So it’s nearing the end of 2012 and amongst the inevitable novelty Christmas singles, bad TV specials and God-awful animated films, the television viewing public of Great Britain were treated to the annual glitz-fest that is BBC Sports Personality of the Year.
This was a chance to look back at what was dubbed the “Summer of Sport” and the achievements of Jess, Mo, Andy, Tom, Jonnie and the rest. At the time, everyone on our little island couldn’t help but be instilled with pride by Team GB, Paralympics GB and Murray (let’s just ignore the England football team for now shall we) so it’s perfectly understandable that the majority of candidates for the accolade were Olympians and Paralympians. In fact, with the exception of Rory McIlroy, everyone on the twelve-strong shortlist was a medalist at London 2012.
However, it’s my opinion (perhaps controversially) that simply winning a medal at the Olympics is not enough to warrant crowning someone the proverbial King of athletes. There are sportspeople who compete in non-Olympic events and tournaments who, in any other year would have stood more than a chance of winning the award. On top of this, looking at everyone on the BBC’s shortlist, there were Olympians who, this year, have also attained outstanding achievements outside of London. Andy Murray’s triumph at the US Open against world number one Novak Djokovic springs immediately to mind. For this reason I wonder, did this year’s eventual winner, gold medal winning cyclist Bradley Wiggins, actually deserve the title?
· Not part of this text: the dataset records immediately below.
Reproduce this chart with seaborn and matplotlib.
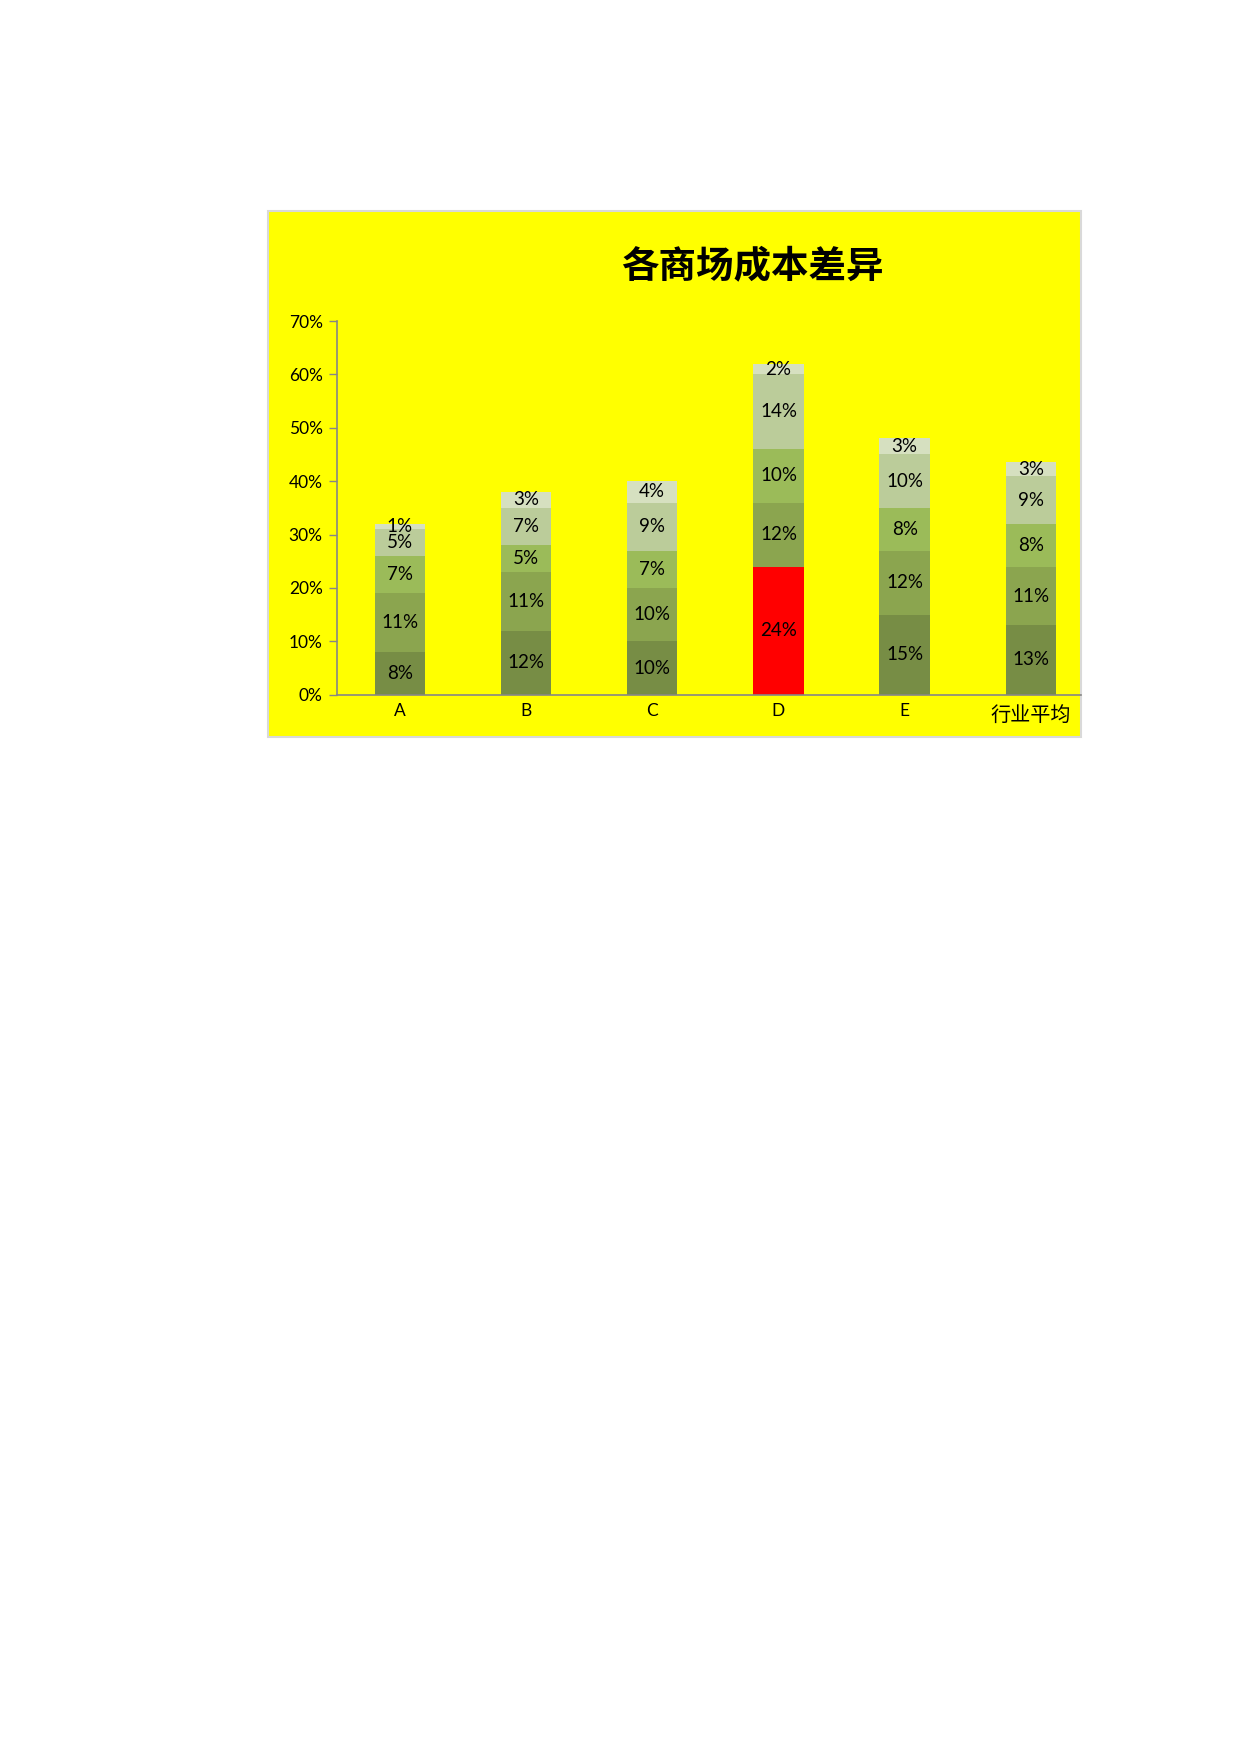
import numpy as np
import pandas as pd
import matplotlib
matplotlib.use('Agg')
import matplotlib.pyplot as plt
from matplotlib.patches import Rectangle
import seaborn as sns

# data
stores = ['A', 'B', 'C', 'D', 'E', '行业平均']
cost1 = [0.08, 0.12, 0.10, 0.24, 0.15, 0.13]
cost2 = [0.11, 0.11, 0.10, 0.12, 0.12, 0.109]
cost3 = [0.07, 0.05, 0.07, 0.10, 0.08, 0.08]
cost4 = [0.05, 0.07, 0.09, 0.14, 0.10, 0.09]
cost5 = [0.01, 0.03, 0.04, 0.02, 0.03, 0.026]
yticks = [0, 0.1, 0.2, 0.3, 0.4, 0.5, 0.6, 0.7]

layers = [cost1, cost2, cost3, cost4, cost5]
layer_colors = ['#778D45', '#8BA54F', '#9BBB59', '#BBCC9A', '#D6E0C0']
highlight = 'D'

sns.set_style('white')
plt.rcParams['font.family'] = ['Lato', 'Noto Sans CJK SC', 'DejaVu Sans']
plt.rcParams['text.color'] = 'black'
plt.rcParams['xtick.labelcolor'] = 'black'
plt.rcParams['ytick.labelcolor'] = 'black'

W, H = 1240, 1754
fig = plt.figure(figsize=(12.4, 17.54), dpi=100)
fig.patch.set_facecolor('white')

# yellow chart area
box_l, box_t, box_r, box_b = 268, 211, 1081, 737
fig.patches.append(Rectangle((box_l / W, 1 - box_b / H), (box_r - box_l) / W,
                             (box_b - box_t) / H, transform=fig.transFigure,
                             facecolor='#FFFF00', edgecolor='#D9D9D9', lw=1.5, zorder=-5))

ax_l, ax_r, ax_top, ax_base = 336.7, 1081, 321, 694.7
ax = fig.add_axes([ax_l / W, 1 - ax_base / H, (ax_r - ax_l) / W, (ax_base - ax_top) / H])
ax.set_facecolor('none')
ax.set_zorder(2)

df = pd.DataFrame({'store': stores})
cum = np.cumsum(np.array(layers), axis=0)

# stacked bars: draw cumulative totals from the top layer down
for k in range(len(layers) - 1, -1, -1):
    df['v'] = cum[k]
    pal = [layer_colors[k]] * len(stores)
    if k == 0:
        pal = ['#FF0000' if s == highlight else layer_colors[0] for s in stores]
    sns.barplot(data=df, x='store', y='v', hue='store', palette=pal, legend=False,
                width=0.4, linewidth=0, saturation=1, ax=ax)

for k in range(len(layers)):
    bottoms = cum[k] - np.array(layers[k])
    for i, v in enumerate(layers[k]):
        ax.text(i, bottoms[i] + v / 2, f"{v * 100:.0f}%", ha='center', va='center',
                fontsize=13.5, color='black')

ax.set_ylim(0, 0.7)
ax.set_xlim(-0.5, 5.5 - 13 / 126.2)
ax.set_yticks(yticks)
ax.set_yticklabels([f"{t * 100:.0f}%" for t in yticks], fontsize=12.5)
ax.set_xticks(range(len(stores)))
ax.set_xticklabels(stores, fontsize=12.5)
ax.set_xlabel('')
ax.set_ylabel('')
ax.tick_params(axis='y', length=6, width=1, color='#868686', pad=4, left=True)
ax.tick_params(axis='x', length=0, pad=6)
# the Chinese category label is set larger in the original
ax.get_xticklabels()[-1].set_fontsize(14.5)
ax.xaxis.get_major_ticks()[-1].set_pad(8)
for s in ['top', 'right']:
    ax.spines[s].set_visible(False)
for s in ['left', 'bottom']:
    ax.spines[s].set_color('#868686')
    ax.spines[s].set_linewidth(1.2)

fig.text(752.8 / W, 1 - 265.7 / H, '各商场成本差异', ha='center', va='center',
         fontsize=27, fontweight='bold', color='black', family=['Noto Sans CJK SC'])

fig.savefig('out.png', dpi=100)
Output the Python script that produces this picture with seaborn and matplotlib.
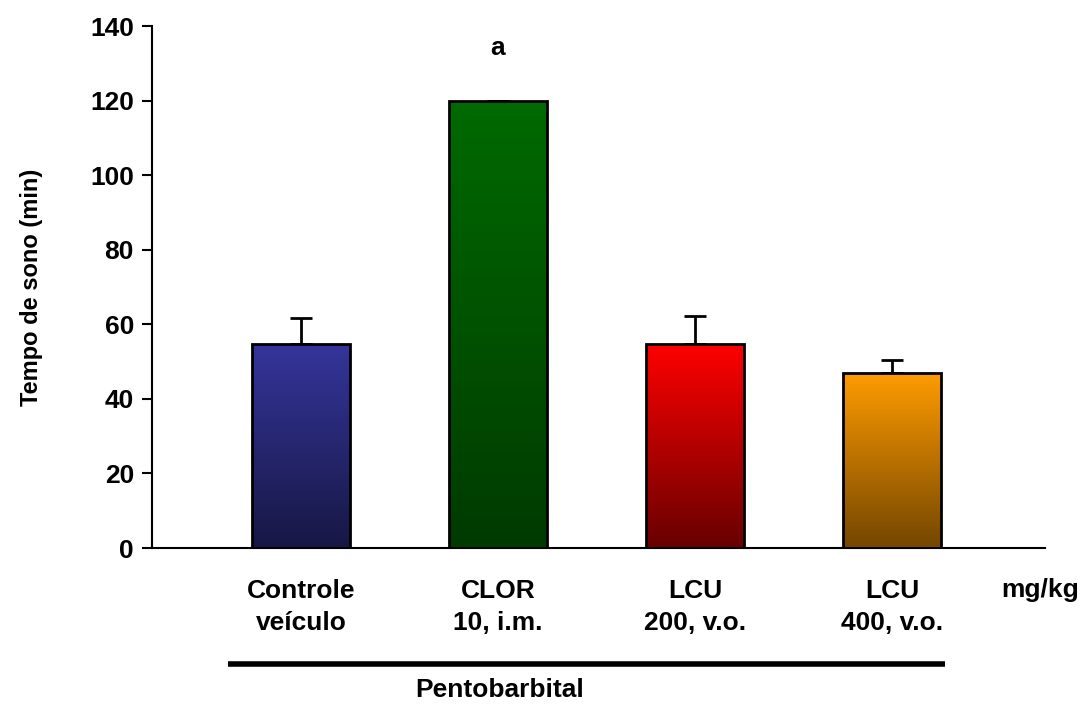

Yes Wiggins did also win the Tour de France, becoming the first Briton to do so, but in what way is this any more worthwhile than Murray’s victory in America, where he became the first Briton to win a grand slam title in 76 years? As far as I can see, winning gold and wearing the yellow jersey are Wiggins’ only achievements this year, and to be quite frank all he did was ride a bike around a bit – I’ve seen the thirteen-year-old chavs that hang out down the park doing that! Whereas Murray also became the first British player to get to a Wimbledon final since Bunny Austin in 1938, shattering an entire national stereotype (which is a bloody difficult thing to do!) as well as winning two (count them Wiggo, TWO!) medals at the Olympics. In my opinion, Murray deserved much more than his third place position that he was awarded on the night. In fact, I’d go as far as to say that he deserved the title outright. Certainly he shouldn’t have been beaten to second place by Jessica Ennis, who seems to have hypnotised the entire country into thinking that winning ONE race makes her the greatest athlete ever.
In the end, the BBC Sports Personality of the Year (or SPOTY – someone’s not thought that through have they?) is voted for by the British public so obviously I’m in a minority and some people must think that Bradley Wiggins is a worthy recipient. But please, I urge you, next year think more carefully, otherwise we’ll end up giving it to someone really undeserving of sporting recognition… John Terry, perhaps?